Михаил Ильич Ромм, наш мастер, человек с потрясающим юмором, посмотрел картину и сказал:
– Ну, это я бы по-другому назвал – история девочки в комиссионном магазине.
Да… Действительно, мы же набили комнату самым разнородным, стащенным из наших семей реквизитом. Там были и бокалы, и бюсты, и бигуди, и фотографии, и музыкальные и слесарные инструменты, и фарфор, и хрусталь, и антикварная мебель, и так далее, и так далее.
Я проглотил эту оценку… Но все-таки, в чистом остатке, само задание было тогда признано выполненным. Ведь мы рассказали историю, не прибегая к диалогу в кадре.
Мои недруги-критики много лет спустя, когда посмотрели эту картину на каком-то студенческом фестивале, сказали, что это была лучшая работа Михалкова и что все, что он сделал потом, – гроша ломаного не стоит…
Все-таки надеюсь, что это не так. Для меня остается понятнее и намного ценней оценка моего строгого учителя – Ромма.
Но, как бы то ни было, это первая история, связанная с моим прикосновением к пленке.
«…А я уезжаю домой» (1968)
Что же касается моей курсовой работы во ВГИКе – сюжет там был такой.
Поздней осенью в каком-то южном санатории встречаются случайно два совершенно разных человека: один – художник, другой – простой парень, полярный летчик.

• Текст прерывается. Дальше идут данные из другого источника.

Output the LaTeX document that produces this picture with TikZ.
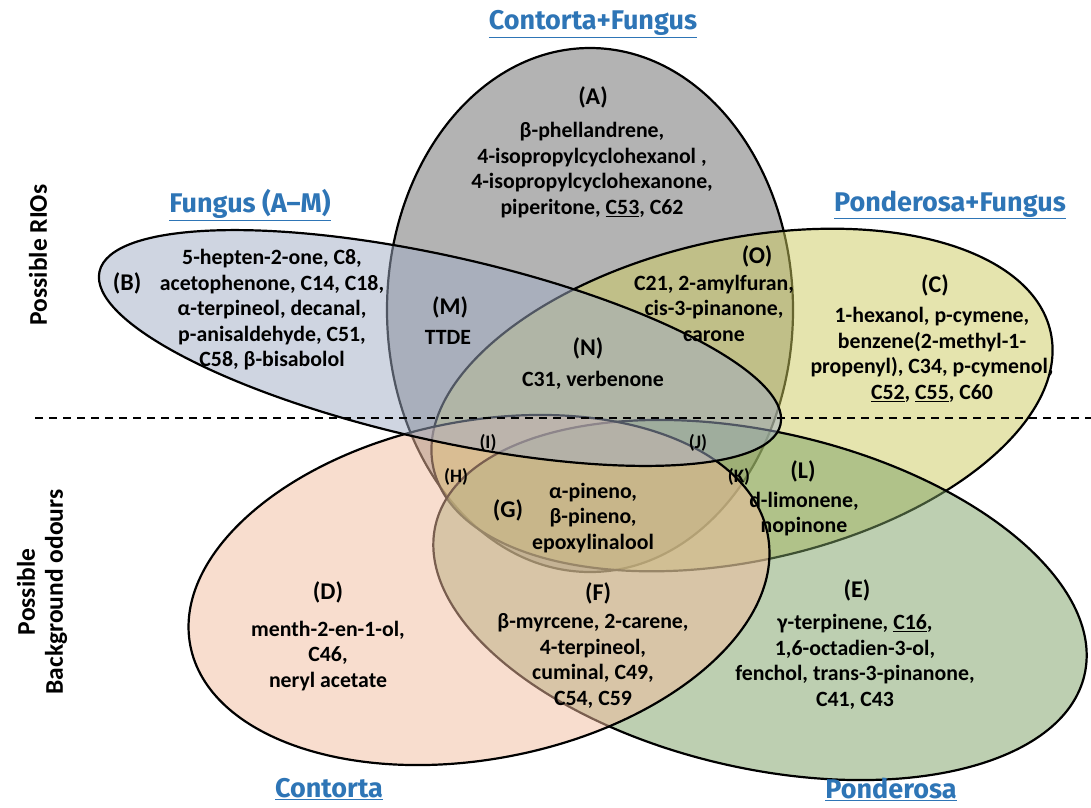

Затем они знакомятся с местным жителем – рыбаком Михалычем, человеком постарше, чем они, и по прожитым годам, и по жизненному опыту.
Знакомство это вскоре перерастает в очень дружеские отношения, которые неожиданно омрачаются тем, что в жизни художника, оказывается, имеет место любовная связь с бывшей женой Михалыча.
А парнишке-летчику, никак не желавшему Михалычу зла и безо всякого умысла поведавшему ему о том, с кем встречается его друг-художник, просто не повезло: он остался на всю жизнь с переломанным носом.
Такая вот достаточно банальная курортная история.
Но главным в ней для нас были не сами эти коллизии и сюжетные перипетии, а общая атмосфера, мироощущение, которое ярче всего проявлялось в финале картины.